British author Billington (Loving Attitudes, 1988, etc.) sets out for a romp in this quicksilver collection of interconnecting novellas about a pair of lovers whose stars cross in five different time frames, but always in the same place. The Theo and Mathilda of the present are only sketchily rendered, like bookends, at the opening and finish here. They are a young married couple who purchase one of several dozen units constructed on the site of an ancient monastery in the West Country of England, and settle down, with Theo vowing that if they're ever parted, it will be ``only a temporary separation.'' His claim rings true, since the first Theo and Mathilda meet back in 770he a poetical young oaf, taken in by a ragtag collection of monks, she the daughter of King Cynewulf of Wessex, prideful, independent, but utterly drawn to Theo. Together, they build a church and connecting monastery and convent, with Theo as the unlikely abbot and Mathilda as the abbess. For years they struggle against their love, until Viking raiders finish them both off before any fleshly sin gets committed. Their next reincarnation comes during Henry IV's pillaging of England's monasteries, when Mathilda abducts the displaced monk Theo and has her way with him.
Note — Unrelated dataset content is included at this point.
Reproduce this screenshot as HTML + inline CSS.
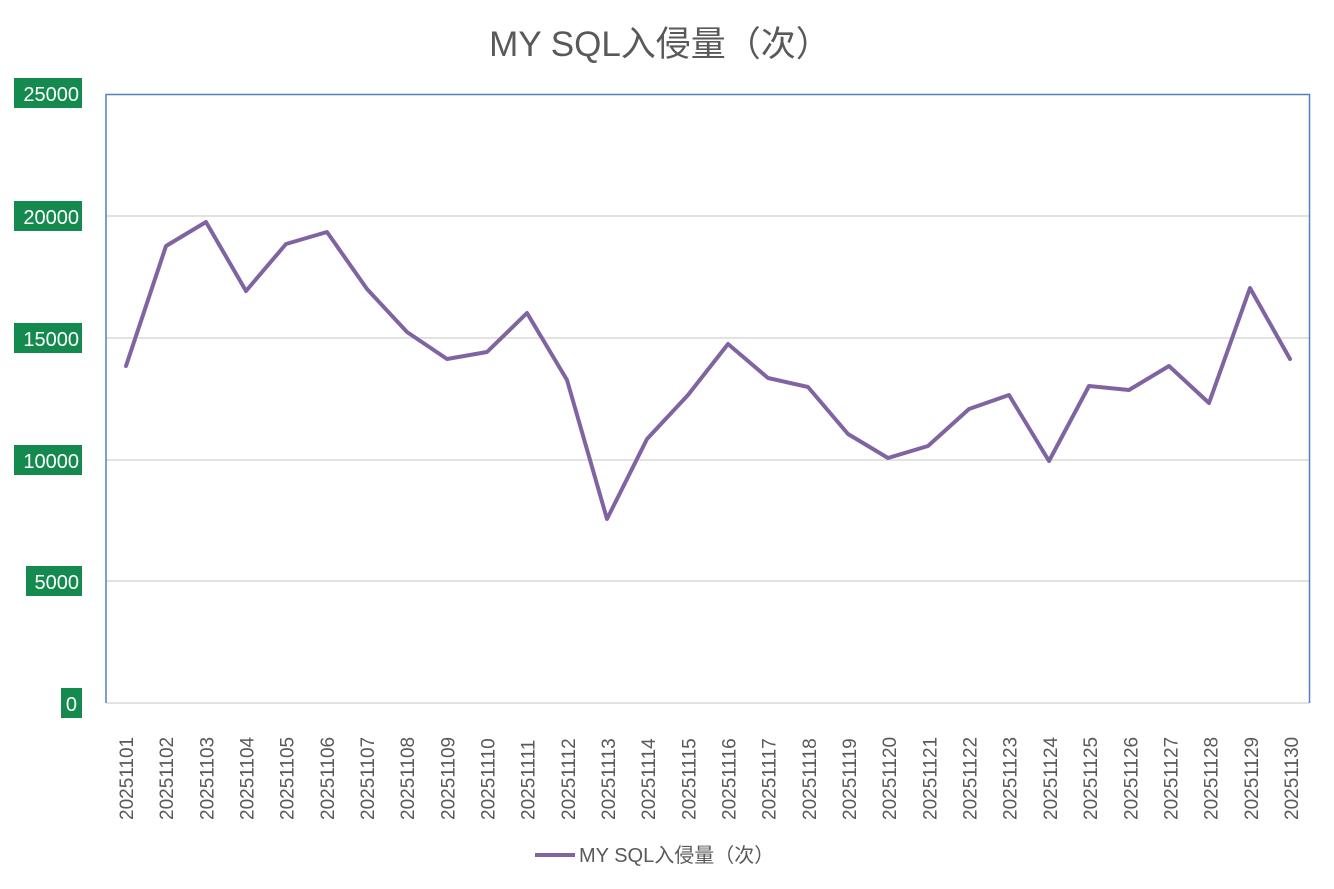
<!DOCTYPE html>
<html><head><meta charset="utf-8"><style>
html,body{margin:0;padding:0;background:#fff;}
svg{display:block;font-family:"Liberation Sans","Noto Sans CJK SC",sans-serif;}
</style></head><body>
<svg width="1334" height="889" viewBox="0 0 1334 889">
<text x="660" y="56" text-anchor="middle" font-size="35" fill="#595959">MY SQL入侵量（次）</text>
<g stroke="#d9d9d9" stroke-width="1.5">
<line x1="106" y1="216" x2="1309" y2="216"/>
<line x1="106" y1="338" x2="1309" y2="338"/>
<line x1="106" y1="460" x2="1309" y2="460"/>
<line x1="106" y1="581" x2="1309" y2="581"/>
<line x1="106" y1="703" x2="1309" y2="703"/>
</g>
<path d="M106 703 V94.5 H1309.5 V703" fill="none" stroke="#4f81bd" stroke-width="1.5"/>
<g fill="#148a4f">
<rect x="14" y="78" width="68" height="30"/>
<rect x="14" y="201" width="68" height="30"/>
<rect x="14" y="323" width="68" height="30"/>
<rect x="14" y="445" width="68" height="30"/>
<rect x="26" y="566" width="56" height="30"/>
<rect x="61" y="688" width="21" height="30"/>
</g>
<g fill="#fff" font-size="20" text-anchor="end">
<text x="79" y="101">25000</text>
<text x="79" y="224">20000</text>
<text x="79" y="346">15000</text>
<text x="79" y="468">10000</text>
<text x="79" y="589">5000</text>
<text x="77" y="711">0</text>
</g>
<polyline fill="none" stroke="#8064a2" stroke-width="4" stroke-linejoin="round" stroke-linecap="round" points="126,366 166,246 206,222 246,291 286,244 327,232 367,289 407,332 447,359 487,352 527,313 567,380 607,519 647,439 688,395 728,344 768,378 808,387 848,434 888,458 928,446 969,409 1009,395 1049,461 1089,386 1129,390 1169,366 1209,403 1250,288 1290,359"/>
<g fill="#595959" font-size="19" id="xl"></g>
<line x1="535" y1="855" x2="575" y2="855" stroke="#8064a2" stroke-width="4"/>
<text x="579" y="862" font-size="20" fill="#595959">MY SQL入侵量（次）</text>
</svg>
<script>
var g=document.getElementById('xl');
for(var i=0;i<30;i++){var x=126+i*40.17+7;var d=i+1;var s='202511'+(d<10?'0'+d:d);
var t=document.createElementNS('http://www.w3.org/2000/svg','text');
t.setAttribute('transform','translate('+x+',820) rotate(-90)');t.textContent=s;g.appendChild(t);}
</script>
</body></html>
Three hundred years later, Theo is an eccentric herpetologist and Mathilda his long-suffering wife; and when l980 rolls around, the two of them finally arrive at the fate they seem to have been aiming at all along: They're both mad, incarcerated in a mental hospital but embarking on a love affair nonetheless. Down through the ages, the Theo and Mathilda tales support Shakespeare's observation about the close connection between lunatics and lovers. Along the way, Billington reuses themes and details in entertaining ways, and studies a love relationship from a variety of anglesall of which makes for loony little valentine of a book, sappy but always intelligent.